On Goals and Aspirations, or Lack Thereof

September 17, 2010

I realize that working in a small accounts receivable office where there is little room to grow and major fights to be fought in order to obtain deserved raises and time off is not my life’s work.  But in realizing this I have also discovered that I don’t have any real set goals in life, nothing I have been aspiring towards.  I know I’m not wasting my life, but I’m starting to feel like I could be making so much more out of it.  I want to marry.  That’s one of my goals in life.  But marriage won’t make me a living.  I don’t know if I could be a common housewife.  I don’t mind doing the cooking, the cleaning and serving my man, but I don’t think I could deal with an “allowance” given to me each week.  I like having my own money and I’ve never been comfortable with taking money from other people no matter how close they are to me.  Then I started thinking about eventually becoming a mother and I really don’t know if I want children.  Maybe things will change once I’m married.  Maybe I’ll stop wanting to be so selfish.  Maybe I’ll want to be a future PTA class mother type and throw adorable birthday parties where I bake birthday cakes and have my kids bring cupcakes into class and hand out homemade invitations.  Right now children are the furthest thing from my mind.  Pregnancy and childbirth still doesn’t sound miraculous to me no matter what any woman tells me.  In all actuality, it sounds like more of a nightmare. 

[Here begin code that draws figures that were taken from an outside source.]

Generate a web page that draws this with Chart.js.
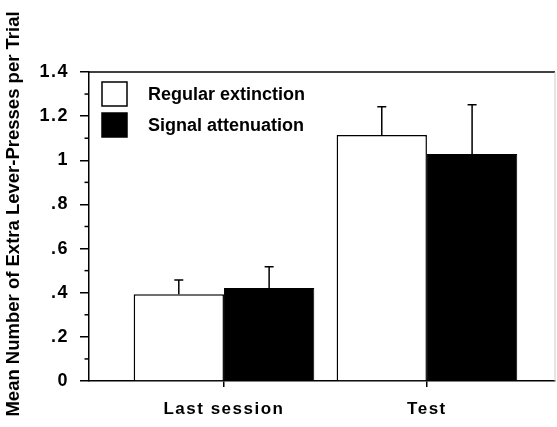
<!DOCTYPE html>
<html>
<head>
<meta charset="utf-8">
<script src="https://cdn.jsdelivr.net/npm/chart.js@4/dist/chart.umd.min.js"></script>
<style>
    body { margin: 0; background: #fff; }
    #wrap { width: 557px; height: 427px; position: relative; }
</style>
</head>
<body>
<div id="wrap"><canvas id="myChart"></canvas></div>
<script>
// data
const categories = ['Last session', 'Test'];
const regularMeans = [0.393, 1.115];
const regularErr = [0.065, 0.128];
const signalMeans = [0.421, 1.029];
const signalErr = [0.097, 0.223];
const yTickValues = [0, 0.2, 0.4, 0.6, 0.8, 1, 1.2, 1.4];
const yTickLabels = ['0', '.2', '.4', '.6', '.8', '1', '1.2', '1.4'];
const legendLabels = ['Regular extinction', 'Signal attenuation'];
const yTitle = 'Mean Number of Extra Lever-Presses per Trial';

const FONT = '"Liberation Sans", Arial, sans-serif';

// error bars (upper only), minor ticks, legend, frame, y title
const extras = {
    id: 'extras',
    beforeDraw(chart) {
        // the scanned tick labels are a bit spaced out
        chart.ctx.letterSpacing = '1.5px';
    },
    afterDatasetsDraw(chart) {
        const ctx = chart.ctx;
        const y = chart.scales.y;
        const errs = [regularErr, signalErr];
        const means = [regularMeans, signalMeans];
        ctx.save();
        ctx.strokeStyle = '#000';
        ctx.lineWidth = 1.5;
        chart.data.datasets.forEach((ds, d) => {
            chart.getDatasetMeta(d).data.forEach((bar, i) => {
                const top = y.getPixelForValue(means[d][i] + errs[d][i]);
                ctx.beginPath();
                ctx.moveTo(bar.x, bar.y);
                ctx.lineTo(bar.x, top);
                ctx.moveTo(bar.x - 4.5, top);
                ctx.lineTo(bar.x + 4.5, top);
                ctx.stroke();
            });
        });
        ctx.restore();
    },
    afterDraw(chart) {
        const ctx = chart.ctx;
        const area = chart.chartArea;
        const y = chart.scales.y;
        ctx.save();
        ctx.letterSpacing = '0px';
        // top frame line and faint right edge
        ctx.strokeStyle = '#000';
        ctx.lineWidth = 1.5;
        ctx.beginPath();
        ctx.moveTo(area.left, area.top);
        ctx.lineTo(area.right, area.top);
        ctx.stroke();
        ctx.strokeStyle = '#ccc';
        ctx.lineWidth = 1;
        ctx.beginPath();
        ctx.moveTo(area.right, area.top);
        ctx.lineTo(area.right, area.bottom);
        ctx.stroke();

        // minor ticks
        ctx.strokeStyle = '#000';
        ctx.lineWidth = 1.5;
        for (let k = 0; k < yTickValues.length - 1; k++) {
            const v = (yTickValues[k] + yTickValues[k + 1]) / 2;
            const py = y.getPixelForValue(v);
            ctx.beginPath();
            ctx.moveTo(area.left - 4.5, py);
            ctx.lineTo(area.left, py);
            ctx.stroke();
        }

        // legend
        const fills = ['#fff', '#000'];
        ctx.font = 'bold 18px ' + FONT;
        ctx.textBaseline = 'middle';
        legendLabels.forEach((lab, i) => {
            const by = 82 + i * 31;
            ctx.fillStyle = fills[i];
            ctx.fillRect(102, by, 25, 24);
            ctx.strokeStyle = '#000';
            ctx.lineWidth = 1.5;
            ctx.strokeRect(102, by, 25, 24);
            ctx.fillStyle = '#000';
            ctx.fillText(lab, 148, by + 13);
        });

        // y axis title
        ctx.translate(14, 214);
        ctx.rotate(-Math.PI / 2);
        ctx.textAlign = 'center';
        ctx.font = 'bold 18.5px ' + FONT;
        ctx.fillText(yTitle, 0, 0);
        ctx.restore();
    }
};

const ctx = document.getElementById('myChart').getContext('2d');

const myChart = new Chart(ctx, {
    type: 'bar',
    data: {
        datasets: [{
            label: legendLabels[0],
            data: regularMeans.map((v, i) => ({ x: i + 1, y: v })),
            backgroundColor: '#fff',
            borderColor: '#000',
            borderWidth: 1.5
        }, {
            label: legendLabels[1],
            data: signalMeans.map((v, i) => ({ x: i + 1, y: v })),
            backgroundColor: '#000',
            borderColor: '#000',
            borderWidth: 1
        }]
    },
    options: {
        responsive: true,
        maintainAspectRatio: false,
        animation: false,
        categoryPercentage: 0.89,
        barPercentage: 1,
        layout: {
            padding: { top: 72, right: 2, left: 0, bottom: 0 }
        },
        scales: {
            x: {
                type: 'linear',
                offset: false,
                min: 0.335,
                max: 2.631,
                afterBuildTicks: (scale) => {
                    scale.ticks = categories.map((c, i) => ({ value: i + 1 }));
                },
                afterFit: (scale) => { scale.height = 46; },
                grid: {
                    offset: false,
                    drawOnChartArea: false,
                    drawTicks: true,
                    tickLength: 6,
                    color: '#000',
                    lineWidth: 1.5
                },
                border: { display: true, color: '#000', width: 1.5 },
                ticks: {
                    autoSkip: false,
                    maxRotation: 0,
                    padding: 12,
                    color: '#000',
                    font: { family: FONT, size: 17, weight: 'bold' },
                    callback: (value) => categories[Math.round(value) - 1]
                }
            },
            y: {
                min: 0,
                max: 1.4,
                afterBuildTicks: (scale) => {
                    scale.ticks = yTickValues.map(v => ({ value: v }));
                },
                afterFit: (scale) => { scale.width = 89; },
                grid: {
                    drawOnChartArea: false,
                    drawTicks: true,
                    tickLength: 9,
                    color: '#000',
                    lineWidth: 1.5
                },
                border: { display: true, color: '#000', width: 1.5 },
                ticks: {
                    padding: 11,
                    color: '#000',
                    font: { family: FONT, size: 18, weight: 'bold' },
                    callback: (value) => yTickLabels[yTickValues.indexOf(value)]
                }
            }
        },
        plugins: {
            legend: { display: false },
            tooltip: { enabled: false }
        }
    },
    plugins: [extras]
});
</script>
</body>
</html>
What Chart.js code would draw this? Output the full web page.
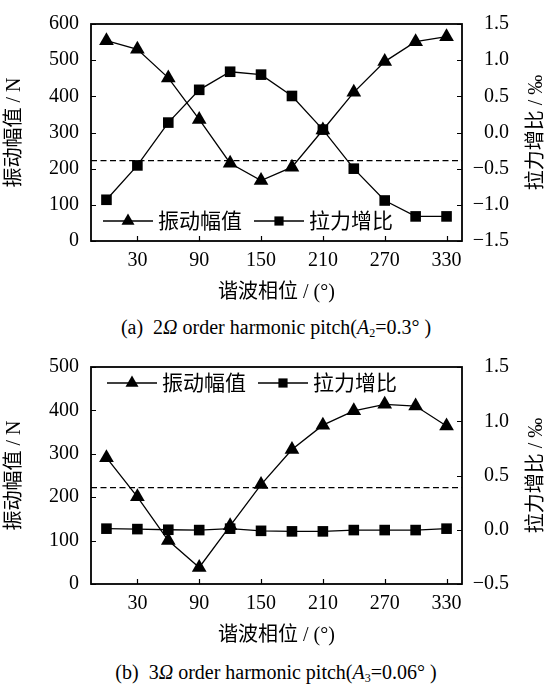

I’ve started thinking about things I’m good at and I don’t feel like I could turn any of those things into a career because my “talents” seem mediocre to me.  If I could do anything, it would probably be something based in the art industry, one of the most challenging, competitive and difficult industries to get paid in, let alone find a start.  I look at most writers, most painters, most photographers—most artists out there and think, “Damn, I could never measure up to them.”  I’ve had many a family member and friend tell me that I’m a good writer and that I should try and somehow find a way to make a profession out of it.  But again, I don’t think my writing could ever measure up to those who are already published and making a living.  I wouldn’t know where to begin to try and get my foot in the door.  It’s all about discovery, connections, being at the right place at the right time, and having ambition—all of which I feel like I have none.  I truly admire people who have never let their dreams die.  Those who aren’t afraid of rejection and being rejected only fuels their passion further. 

If someone asked me, “What do you want to be when you ‘grow up’” right now I wouldn’t have an answer for them.  I want to be happy, yes.  Happy doing what is the question.  I’ve wanted to update my resume for the sake of updating it, but I’m holding off on sending it out for reasons other than “the job market is terrible right now.”  I don’t want to send it out because I really don’t want to work in another office.  Mike was absolutely right when he said to me, “Do you think it’s any different anywhere else?”  It wouldn’t be.  I’d sit at another desk for eight hours a day, in front of another eye-straining computer, answering to another unappreciative boss, and continually coming home aggravated from another job I would know deep down that I wasn’t meant to be doing.  My dream career is not to office hop.  That much I know.

I am starting to wonder if this current state of soul-searching is the sign from God that I have been waiting for.  I have been recently asking Him to send me a sign to lead me in the right direction towards my purpose in life.  Maybe it’s been right in front of my face all along.  So I asked myself, “What is the one thing that you do daily that you truly enjoy?”  The answer was clear: writing.  I find myself pushing my work aside to open up a new Word document and write a blog entry or letter.  I was always one to embrace an essay assignment in school and had written journals full of poetry during my teenage years.  I never thought of it as a “passion,” but it’s undoubtedly been something I have consumed myself in whether it was my own writing or enjoying someone else’s.  Maybe I should stop underestimating myself and take a leap of faith because anything that’s worth trying is worth trying once. 

After writing this post, I started researching independent courses in freelance writing, tips on getting started in freelance writing, and paid-to-blog sources (suggestions welcome).  Whether or not it happens for me, at least I can say that I tried.